Instruction - Provide an exact copy of the lines from the beginning of the records through the line that includes "Chart.register(...registerables);", and of no others.

─── Materials provided

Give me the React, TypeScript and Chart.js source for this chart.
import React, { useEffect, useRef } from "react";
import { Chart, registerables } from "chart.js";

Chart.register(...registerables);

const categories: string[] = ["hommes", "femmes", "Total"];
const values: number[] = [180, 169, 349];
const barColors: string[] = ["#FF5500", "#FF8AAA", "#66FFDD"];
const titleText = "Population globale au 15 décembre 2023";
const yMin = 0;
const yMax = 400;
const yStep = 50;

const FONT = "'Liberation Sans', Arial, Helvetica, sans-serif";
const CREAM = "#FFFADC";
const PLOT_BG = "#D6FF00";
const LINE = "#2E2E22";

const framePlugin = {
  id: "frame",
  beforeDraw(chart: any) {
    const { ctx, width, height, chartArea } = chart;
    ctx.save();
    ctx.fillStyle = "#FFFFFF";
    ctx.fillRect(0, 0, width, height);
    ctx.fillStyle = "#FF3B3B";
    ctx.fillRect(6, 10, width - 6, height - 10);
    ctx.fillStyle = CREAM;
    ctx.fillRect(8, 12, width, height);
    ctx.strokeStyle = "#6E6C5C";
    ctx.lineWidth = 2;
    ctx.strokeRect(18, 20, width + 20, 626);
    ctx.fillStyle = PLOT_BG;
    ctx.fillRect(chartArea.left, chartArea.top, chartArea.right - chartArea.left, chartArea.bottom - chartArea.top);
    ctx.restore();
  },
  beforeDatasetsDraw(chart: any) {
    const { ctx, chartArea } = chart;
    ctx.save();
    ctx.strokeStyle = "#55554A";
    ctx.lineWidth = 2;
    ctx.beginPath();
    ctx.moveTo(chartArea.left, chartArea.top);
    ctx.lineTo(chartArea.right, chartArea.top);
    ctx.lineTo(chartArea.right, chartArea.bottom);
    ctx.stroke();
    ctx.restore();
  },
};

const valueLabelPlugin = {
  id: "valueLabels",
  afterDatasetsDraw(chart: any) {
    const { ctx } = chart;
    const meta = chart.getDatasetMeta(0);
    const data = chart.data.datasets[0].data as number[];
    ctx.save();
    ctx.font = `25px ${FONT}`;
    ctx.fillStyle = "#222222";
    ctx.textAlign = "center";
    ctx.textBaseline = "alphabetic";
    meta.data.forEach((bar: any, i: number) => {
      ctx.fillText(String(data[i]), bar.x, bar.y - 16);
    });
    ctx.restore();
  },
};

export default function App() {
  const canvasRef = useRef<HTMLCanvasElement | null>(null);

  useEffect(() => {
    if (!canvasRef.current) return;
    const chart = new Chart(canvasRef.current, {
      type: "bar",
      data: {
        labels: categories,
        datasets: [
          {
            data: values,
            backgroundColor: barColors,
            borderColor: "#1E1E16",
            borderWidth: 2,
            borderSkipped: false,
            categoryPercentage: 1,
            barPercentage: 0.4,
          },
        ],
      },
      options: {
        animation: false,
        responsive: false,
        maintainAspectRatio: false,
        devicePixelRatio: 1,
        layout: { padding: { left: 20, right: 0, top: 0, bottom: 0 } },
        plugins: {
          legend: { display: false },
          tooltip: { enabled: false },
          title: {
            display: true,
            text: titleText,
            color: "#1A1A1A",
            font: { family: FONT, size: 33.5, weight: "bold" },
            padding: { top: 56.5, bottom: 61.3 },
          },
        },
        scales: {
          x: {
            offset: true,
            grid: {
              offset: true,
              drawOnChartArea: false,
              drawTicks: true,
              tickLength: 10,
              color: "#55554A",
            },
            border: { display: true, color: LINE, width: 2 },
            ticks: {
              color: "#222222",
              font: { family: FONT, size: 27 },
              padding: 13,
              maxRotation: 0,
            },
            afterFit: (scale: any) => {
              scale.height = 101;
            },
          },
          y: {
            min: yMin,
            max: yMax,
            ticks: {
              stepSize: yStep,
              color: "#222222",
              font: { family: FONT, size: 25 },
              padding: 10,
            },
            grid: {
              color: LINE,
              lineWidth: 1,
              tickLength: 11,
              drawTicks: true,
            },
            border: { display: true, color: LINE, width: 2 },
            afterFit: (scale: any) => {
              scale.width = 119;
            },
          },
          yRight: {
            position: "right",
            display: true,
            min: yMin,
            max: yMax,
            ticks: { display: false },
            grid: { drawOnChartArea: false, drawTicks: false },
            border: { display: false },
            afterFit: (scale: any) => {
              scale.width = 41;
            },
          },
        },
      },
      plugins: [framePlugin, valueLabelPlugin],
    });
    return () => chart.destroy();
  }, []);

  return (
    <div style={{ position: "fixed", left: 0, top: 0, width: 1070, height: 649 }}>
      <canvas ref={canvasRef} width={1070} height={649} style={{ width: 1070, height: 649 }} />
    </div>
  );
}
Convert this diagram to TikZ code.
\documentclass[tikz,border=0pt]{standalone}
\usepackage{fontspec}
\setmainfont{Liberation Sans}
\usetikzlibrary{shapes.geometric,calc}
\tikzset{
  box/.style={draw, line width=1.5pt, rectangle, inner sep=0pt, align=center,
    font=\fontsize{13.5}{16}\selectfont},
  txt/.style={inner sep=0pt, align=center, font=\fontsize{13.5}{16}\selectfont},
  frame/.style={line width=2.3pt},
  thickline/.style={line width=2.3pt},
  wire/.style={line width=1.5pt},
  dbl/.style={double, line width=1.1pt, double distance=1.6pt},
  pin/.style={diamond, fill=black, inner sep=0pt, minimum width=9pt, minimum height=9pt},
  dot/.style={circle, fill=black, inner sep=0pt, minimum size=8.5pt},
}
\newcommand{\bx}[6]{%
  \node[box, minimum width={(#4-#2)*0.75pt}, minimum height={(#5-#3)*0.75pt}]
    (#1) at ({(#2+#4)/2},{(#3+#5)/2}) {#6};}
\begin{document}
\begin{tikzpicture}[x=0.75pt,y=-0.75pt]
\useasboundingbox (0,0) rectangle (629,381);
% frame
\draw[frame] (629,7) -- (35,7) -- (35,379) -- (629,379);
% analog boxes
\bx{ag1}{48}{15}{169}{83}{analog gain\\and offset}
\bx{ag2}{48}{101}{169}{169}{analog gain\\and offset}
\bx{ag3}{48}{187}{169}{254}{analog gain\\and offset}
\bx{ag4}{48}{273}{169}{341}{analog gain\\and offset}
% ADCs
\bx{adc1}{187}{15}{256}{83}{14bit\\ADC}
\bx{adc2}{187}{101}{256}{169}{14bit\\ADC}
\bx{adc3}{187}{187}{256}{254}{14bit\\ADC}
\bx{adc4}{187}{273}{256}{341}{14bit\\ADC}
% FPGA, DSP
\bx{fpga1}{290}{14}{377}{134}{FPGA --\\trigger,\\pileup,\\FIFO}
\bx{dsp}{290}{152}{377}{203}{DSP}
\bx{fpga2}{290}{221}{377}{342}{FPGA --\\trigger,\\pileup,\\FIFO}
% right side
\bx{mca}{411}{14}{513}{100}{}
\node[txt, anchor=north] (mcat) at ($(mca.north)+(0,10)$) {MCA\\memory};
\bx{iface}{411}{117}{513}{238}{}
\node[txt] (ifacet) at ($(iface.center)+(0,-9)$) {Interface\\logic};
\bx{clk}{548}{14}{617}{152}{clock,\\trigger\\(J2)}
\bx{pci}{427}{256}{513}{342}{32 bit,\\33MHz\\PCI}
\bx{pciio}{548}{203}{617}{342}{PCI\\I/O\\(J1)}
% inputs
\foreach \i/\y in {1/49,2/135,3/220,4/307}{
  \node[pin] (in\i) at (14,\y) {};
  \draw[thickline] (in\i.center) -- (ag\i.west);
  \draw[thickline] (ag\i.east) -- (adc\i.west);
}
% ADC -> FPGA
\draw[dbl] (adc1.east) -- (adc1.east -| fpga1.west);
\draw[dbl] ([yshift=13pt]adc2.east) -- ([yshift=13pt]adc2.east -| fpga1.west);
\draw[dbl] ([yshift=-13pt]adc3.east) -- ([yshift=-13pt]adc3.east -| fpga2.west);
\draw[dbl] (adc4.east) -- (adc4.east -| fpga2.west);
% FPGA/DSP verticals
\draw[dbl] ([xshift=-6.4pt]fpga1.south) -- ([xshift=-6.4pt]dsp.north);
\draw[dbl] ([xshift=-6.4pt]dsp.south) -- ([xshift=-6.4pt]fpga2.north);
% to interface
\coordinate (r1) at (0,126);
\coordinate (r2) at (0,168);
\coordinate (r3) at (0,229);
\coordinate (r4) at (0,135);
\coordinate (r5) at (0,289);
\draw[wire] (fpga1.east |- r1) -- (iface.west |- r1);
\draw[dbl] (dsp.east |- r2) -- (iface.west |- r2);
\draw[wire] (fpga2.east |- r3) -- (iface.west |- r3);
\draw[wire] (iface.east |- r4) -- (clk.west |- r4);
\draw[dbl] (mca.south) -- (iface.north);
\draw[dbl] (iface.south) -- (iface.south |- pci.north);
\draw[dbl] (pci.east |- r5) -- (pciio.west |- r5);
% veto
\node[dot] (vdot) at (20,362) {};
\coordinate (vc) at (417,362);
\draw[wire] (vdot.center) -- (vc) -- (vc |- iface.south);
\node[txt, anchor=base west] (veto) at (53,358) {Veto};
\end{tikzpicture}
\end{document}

──────

Full solution -
Give me the React, TypeScript and Chart.js source for this chart.
import React, { useEffect, useRef } from "react";
import { Chart, registerables } from "chart.js";

Chart.register(...registerables);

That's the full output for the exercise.